Description of the task
Return all of the lines below exactly as they are.

────────────────────

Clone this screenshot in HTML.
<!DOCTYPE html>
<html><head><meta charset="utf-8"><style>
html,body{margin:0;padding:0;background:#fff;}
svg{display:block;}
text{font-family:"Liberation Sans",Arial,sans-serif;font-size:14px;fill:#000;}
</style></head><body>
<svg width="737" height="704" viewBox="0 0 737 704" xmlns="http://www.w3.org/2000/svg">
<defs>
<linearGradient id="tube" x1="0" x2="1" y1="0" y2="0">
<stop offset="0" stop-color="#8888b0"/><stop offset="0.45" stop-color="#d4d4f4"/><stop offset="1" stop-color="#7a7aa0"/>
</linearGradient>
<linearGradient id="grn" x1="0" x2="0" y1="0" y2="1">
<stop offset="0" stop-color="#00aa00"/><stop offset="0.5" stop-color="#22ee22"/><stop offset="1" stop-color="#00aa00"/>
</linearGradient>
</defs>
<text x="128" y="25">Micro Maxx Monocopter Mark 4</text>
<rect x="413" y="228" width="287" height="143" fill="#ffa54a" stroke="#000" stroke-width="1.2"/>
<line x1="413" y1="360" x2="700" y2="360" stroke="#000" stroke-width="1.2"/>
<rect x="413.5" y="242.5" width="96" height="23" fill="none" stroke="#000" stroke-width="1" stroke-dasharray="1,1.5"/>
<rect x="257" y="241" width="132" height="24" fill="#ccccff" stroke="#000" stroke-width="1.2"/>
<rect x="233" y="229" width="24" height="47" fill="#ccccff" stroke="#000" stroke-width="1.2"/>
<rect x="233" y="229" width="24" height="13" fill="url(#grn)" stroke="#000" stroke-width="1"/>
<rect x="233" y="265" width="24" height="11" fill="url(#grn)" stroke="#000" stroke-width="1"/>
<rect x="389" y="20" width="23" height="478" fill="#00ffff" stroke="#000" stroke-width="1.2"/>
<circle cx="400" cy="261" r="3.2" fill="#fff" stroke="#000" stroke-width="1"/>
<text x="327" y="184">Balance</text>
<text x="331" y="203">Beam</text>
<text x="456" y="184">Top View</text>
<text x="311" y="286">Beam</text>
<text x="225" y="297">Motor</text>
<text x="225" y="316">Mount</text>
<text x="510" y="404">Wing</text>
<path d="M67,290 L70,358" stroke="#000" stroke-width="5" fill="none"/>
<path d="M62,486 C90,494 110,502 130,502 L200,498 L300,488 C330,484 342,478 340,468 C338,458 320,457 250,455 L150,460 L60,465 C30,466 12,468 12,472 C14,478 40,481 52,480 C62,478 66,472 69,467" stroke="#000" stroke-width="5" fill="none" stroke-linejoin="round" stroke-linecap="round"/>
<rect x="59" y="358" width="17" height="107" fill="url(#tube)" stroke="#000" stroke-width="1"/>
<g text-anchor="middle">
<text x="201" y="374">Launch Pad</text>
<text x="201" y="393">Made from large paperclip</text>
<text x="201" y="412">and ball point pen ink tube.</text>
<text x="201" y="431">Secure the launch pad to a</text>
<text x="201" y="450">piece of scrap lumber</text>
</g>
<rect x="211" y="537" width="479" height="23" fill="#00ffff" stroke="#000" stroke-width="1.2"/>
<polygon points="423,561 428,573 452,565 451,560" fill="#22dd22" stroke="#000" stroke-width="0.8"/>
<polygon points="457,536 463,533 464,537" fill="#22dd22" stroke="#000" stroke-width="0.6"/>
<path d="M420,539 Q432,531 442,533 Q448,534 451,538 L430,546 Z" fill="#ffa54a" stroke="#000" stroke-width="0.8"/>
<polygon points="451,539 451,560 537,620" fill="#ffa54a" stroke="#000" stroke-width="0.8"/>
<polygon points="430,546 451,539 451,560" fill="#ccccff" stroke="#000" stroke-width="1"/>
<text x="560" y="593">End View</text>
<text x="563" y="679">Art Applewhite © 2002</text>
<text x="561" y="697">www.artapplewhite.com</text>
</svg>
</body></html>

────────────────────

Written response
Clone this screenshot in HTML.
<!DOCTYPE html>
<html><head><meta charset="utf-8"><style>
html,body{margin:0;padding:0;background:#fff;}
svg{display:block;}
text{font-family:"Liberation Sans",Arial,sans-serif;font-size:14px;fill:#000;}
</style></head><body>
<svg width="737" height="704" viewBox="0 0 737 704" xmlns="http://www.w3.org/2000/svg">
<defs>
<linearGradient id="tube" x1="0" x2="1" y1="0" y2="0">
<stop offset="0" stop-color="#8888b0"/><stop offset="0.45" stop-color="#d4d4f4"/><stop offset="1" stop-color="#7a7aa0"/>
</linearGradient>
<linearGradient id="grn" x1="0" x2="0" y1="0" y2="1">
<stop offset="0" stop-color="#00aa00"/><stop offset="0.5" stop-color="#22ee22"/><stop offset="1" stop-color="#00aa00"/>
</linearGradient>
</defs>
<text x="128" y="25">Micro Maxx Monocopter Mark 4</text>
<rect x="413" y="228" width="287" height="143" fill="#ffa54a" stroke="#000" stroke-width="1.2"/>
<line x1="413" y1="360" x2="700" y2="360" stroke="#000" stroke-width="1.2"/>
<rect x="413.5" y="242.5" width="96" height="23" fill="none" stroke="#000" stroke-width="1" stroke-dasharray="1,1.5"/>
<rect x="257" y="241" width="132" height="24" fill="#ccccff" stroke="#000" stroke-width="1.2"/>
<rect x="233" y="229" width="24" height="47" fill="#ccccff" stroke="#000" stroke-width="1.2"/>
<rect x="233" y="229" width="24" height="13" fill="url(#grn)" stroke="#000" stroke-width="1"/>
<rect x="233" y="265" width="24" height="11" fill="url(#grn)" stroke="#000" stroke-width="1"/>
<rect x="389" y="20" width="23" height="478" fill="#00ffff" stroke="#000" stroke-width="1.2"/>
<circle cx="400" cy="261" r="3.2" fill="#fff" stroke="#000" stroke-width="1"/>
<text x="327" y="184">Balance</text>
<text x="331" y="203">Beam</text>
<text x="456" y="184">Top View</text>
<text x="311" y="286">Beam</text>
<text x="225" y="297">Motor</text>
<text x="225" y="316">Mount</text>
<text x="510" y="404">Wing</text>
<path d="M67,290 L70,358" stroke="#000" stroke-width="5" fill="none"/>
<path d="M62,486 C90,494 110,502 130,502 L200,498 L300,488 C330,484 342,478 340,468 C338,458 320,457 250,455 L150,460 L60,465 C30,466 12,468 12,472 C14,478 40,481 52,480 C62,478 66,472 69,467" stroke="#000" stroke-width="5" fill="none" stroke-linejoin="round" stroke-linecap="round"/>
<rect x="59" y="358" width="17" height="107" fill="url(#tube)" stroke="#000" stroke-width="1"/>
<g text-anchor="middle">
<text x="201" y="374">Launch Pad</text>
<text x="201" y="393">Made from large paperclip</text>
<text x="201" y="412">and ball point pen ink tube.</text>
<text x="201" y="431">Secure the launch pad to a</text>
<text x="201" y="450">piece of scrap lumber</text>
</g>
<rect x="211" y="537" width="479" height="23" fill="#00ffff" stroke="#000" stroke-width="1.2"/>
<polygon points="423,561 428,573 452,565 451,560" fill="#22dd22" stroke="#000" stroke-width="0.8"/>
<polygon points="457,536 463,533 464,537" fill="#22dd22" stroke="#000" stroke-width="0.6"/>
<path d="M420,539 Q432,531 442,533 Q448,534 451,538 L430,546 Z" fill="#ffa54a" stroke="#000" stroke-width="0.8"/>
<polygon points="451,539 451,560 537,620" fill="#ffa54a" stroke="#000" stroke-width="0.8"/>
<polygon points="430,546 451,539 451,560" fill="#ccccff" stroke="#000" stroke-width="1"/>
<text x="560" y="593">End View</text>
<text x="563" y="679">Art Applewhite © 2002</text>
<text x="561" y="697">www.artapplewhite.com</text>
</svg>
</body></html>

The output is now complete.